There is a small lesson there: a security scanner does not always need a complex ingestion layer. If the useful boundary is “one target per line,” make that boundary boring. It lets users pipe output from other discovery tools into your scanner without learning a new format.

The scan path

The scan path lives in runner/worker.go, although the name is a little misleading in the current version. It is not a worker-pool implementation. The actual Run function in runner/process.go loops through targets sequentially and calls scanTarget.

scanTarget does a few straightforward things:

  1. Normalize the target with ensureURL, defaulting to https:// when no scheme is provided.
  2. Make a GET request with a 10-second timeout.
  3. Read the response body.
  4. Try each fingerprint regex against the body.
  5. Return a vulnerable result when a matching fingerprint is marked Vulnerable.

The HTTP client uses a custom transport with InsecureSkipVerify: true. That makes sense for this kind of scanner because dangling or misconfigured hosts may not present a clean certificate chain. It also means the tool is not validating server identity; it is looking for provider-specific takeover signals in the response.

Output is deliberately narrow

When a target matches a vulnerable fingerprint, Take-Over prints:

[VULNERABLE] sub.example.com (ServiceName)

If --output is set, it sorts vulnerable results by target and writes pretty-printed JSON.

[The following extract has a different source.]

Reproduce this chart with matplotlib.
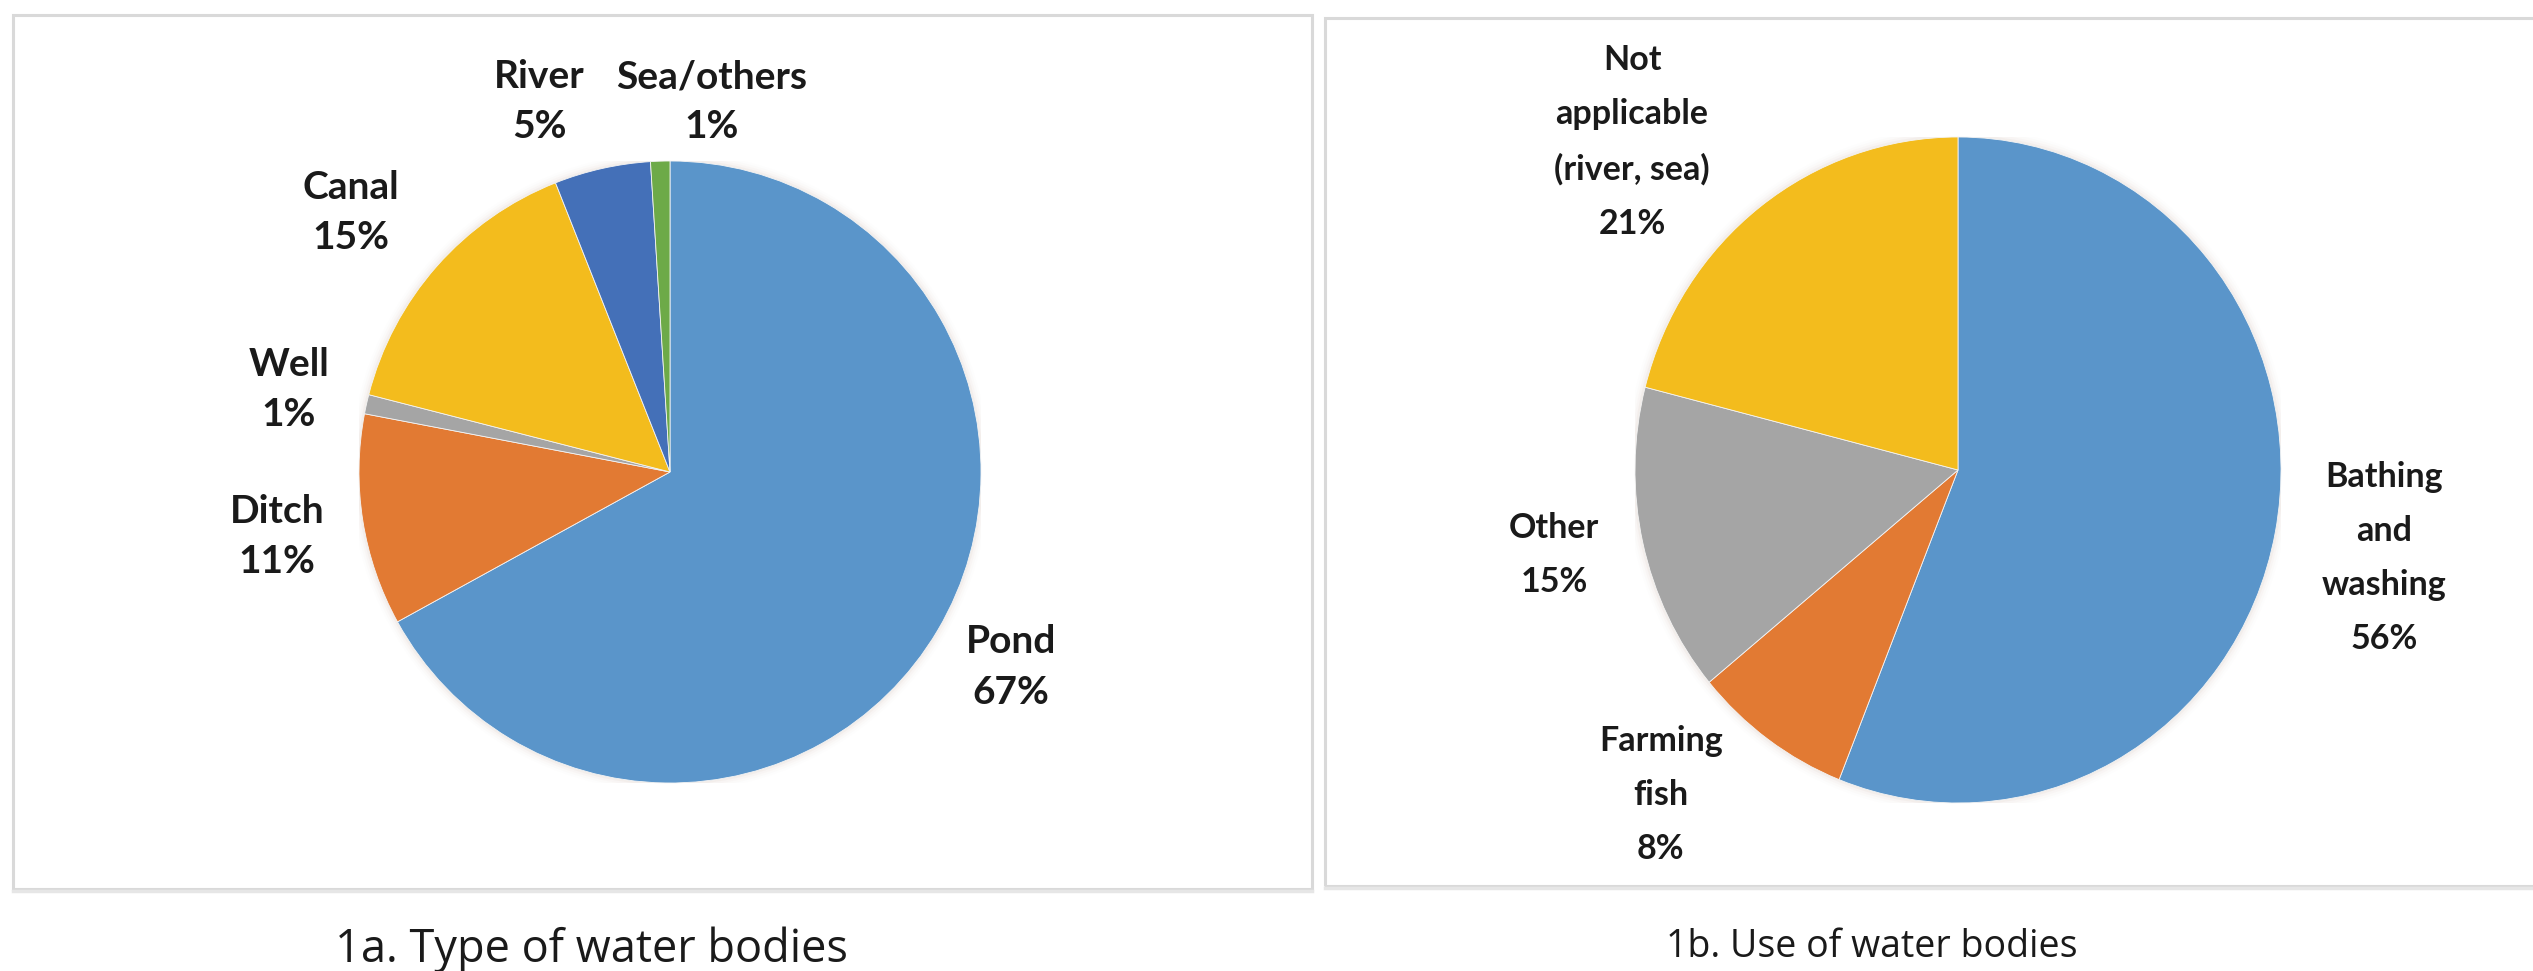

The output result shape is small:

type Result struct {
	Target     string `json:"target"`
	Vulnerable bool   `json:"vulnerable"`
	Service    string `json:"service,omitempty"`
	HTTPError  bool   `json:"http_error,omitempty"`
}

That is enough for a first pass. You can hand the JSON to another tool, archive it in CI, or diff it between runs.

What I would change first

The obvious future improvement is concurrency. The current loop is easy to read, but a long subdomain list will be slow. The clean Go shape would be a bounded worker pool: send targets on a channel, scan with N workers, collect results on another channel, and keep the HTTP timeout.

I would also consider matching against more than the body. The fingerprint data already includes fields like cname, http_status, nxdomain, and documentation links. Today the scanner is primarily response-body driven. Folding in DNS and status-code checks would reduce false positives and make the JSON rule file more valuable.

But as a compact example of a Go security tool, Take-Over is still worth reading. The code keeps CLI parsing, target reading, fingerprint loading, scanning, and output separate. No ceremony, no framework gravity, just enough structure to make the scanner understandable.